Em uma fria manhã de abril, eram quatro sob a chuva, de pé em frente ao caixão, em um imenso e lúgubre cemitério da região parisiense. Ali, em memória de sua mãe, Fréderic teve certeza de que em outra ocasião faria uma cerimônia mais digna.

A epidemia de Covid-19 e o imperativo de proteger os vivos tornou os enterros e cerimônias fúnebres mínimos. No entanto, segundo especialistas, essas despedidas frustradas podem e devem ser resinificadas.

“Adiar cerimônias é algo que existe desde sempre”, explica o doutor Fayçal Mouaffak, psiquiatra em dois hospitais em Seine-Saint-Denis, na região de Paris.

“Deve-se fazê-lo, ver os entes queridos, trocar memórias e pensar no morto para humanizá-lo e lidar” com a sua morte, explica.

Mouaffak lembra, por exemplo, da Primeira Guerra Mundial e do genocídio de Ruanda, quando os corpos foram entregues tardiamente às famílias, até dois anos depois, no caso dos que foram encontrados.

– “Devastador” –

O pai de Louis, morto em um lar para idosos, foi colocado em uma câmara fria durante uma dezena de dias antes do enterro e ele fez o máximo para que sua mãe não soubesse sobre o fato.

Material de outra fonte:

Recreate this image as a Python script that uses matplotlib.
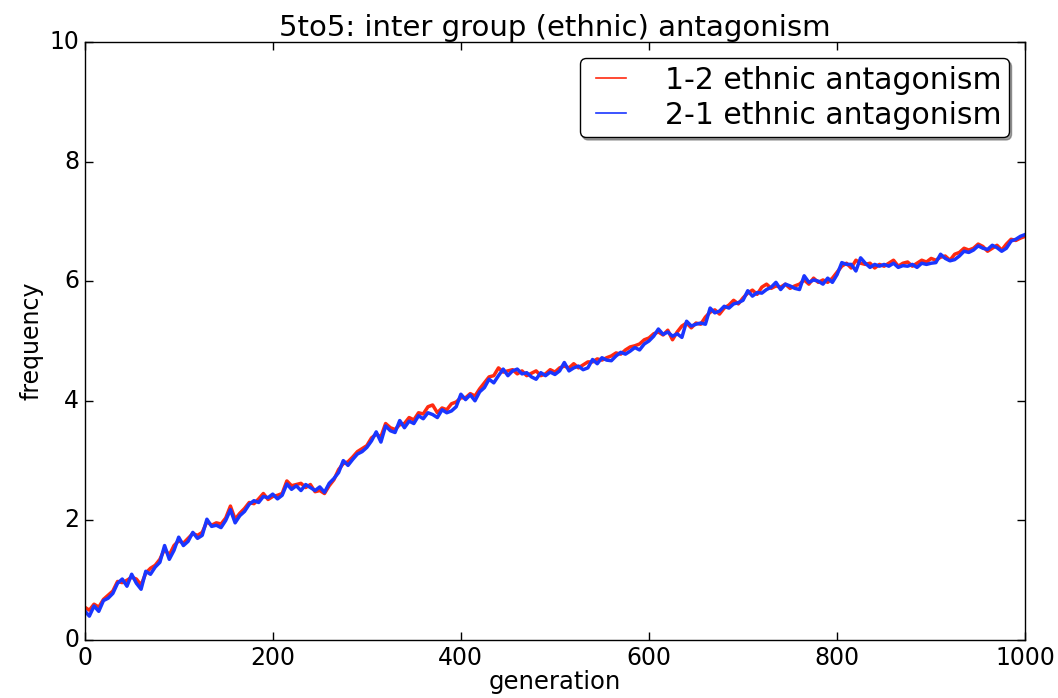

Para Bruno, médico, “a ideia do corpo do seu pai, nu em um hospital em uma mortalha, sem a preparação”, o fez pensar nisso como insuportável.

“Devastador”, confirma Celia, que perdeu sua mãe.

Nathalie, que mora em Nova York com seus filhos, não pôde viajar para a França quando o pai morreu: “Não me acostumo com a ideia de sua partida”, ressalta, que também não sabe se poderá participar de uma cerimônia com seus entes queridos.

“Essa situação criou coisas muito desumanas, já que a humanidade está no acompanhamento dos mortos”, diz Samuel Lannadère, psicólogo-psicanalista que fala de uma “dupla penalidade”, com o exemplo de uma mulher que perdeu o marido e que teve em vez de enterrá-lo porque não havia como cremá-lo, como ele desejava.

“Isso terá consequências, mas é muito cedo para dizer quais. Normalmente, contamos com a presença de outras pessoas. Cortar esses laços dificulta a perda”, explica Lannadère.

O psiquiatra e psicanalista Serge Hefez alerta contra “a tentação da negação, agindo como se não houvesse perda ou sofrimento. O risco é que esses arrependimentos não curados surjam com uma nova perda ou separação” e causem “um ressurgimento depressivo”.

– Inventar um ritual –

“O ritual é fundamental, os funerais são os primeiros sinais da civilização”, enfatiza Hefez.

“Eles têm uma função restauradora extremamente forte, mas é preciso fazer um esforço, mesmo que seja menos perceptível ocorrendo à distância, quando a tendência natural é virar a página. Isso dispõe energia”.

Os estágios entre a morte e a cerimônia fúnebre, “a ritualização da morte e sua dimensão coletiva, ajudam a entender a realidade do luto”, completa Didier Meilland, psicólogo e fundador da associação Psychodon.

“É difícil substituir remotamente uma cerimônia que não ocorreu, mas, para confinar, é preciso manter esse compromisso e inventar um ritual”.

“Não temos escolha a não ser ser criativo”, conclui.

Para Claire e Louis, o diretor do funeral mostrou-lhes o procedimento: “Ele nos fez ficar em um semicírculo em frente ao túmulo, o mais próximo possível, respeitando a distância de segurança”, lembra ela.

“Ele nos aconselhou a olhar novamente para as fotos do falecido, compartilhá-las na internet, com uma verdadeira reflexão sobre a perda”.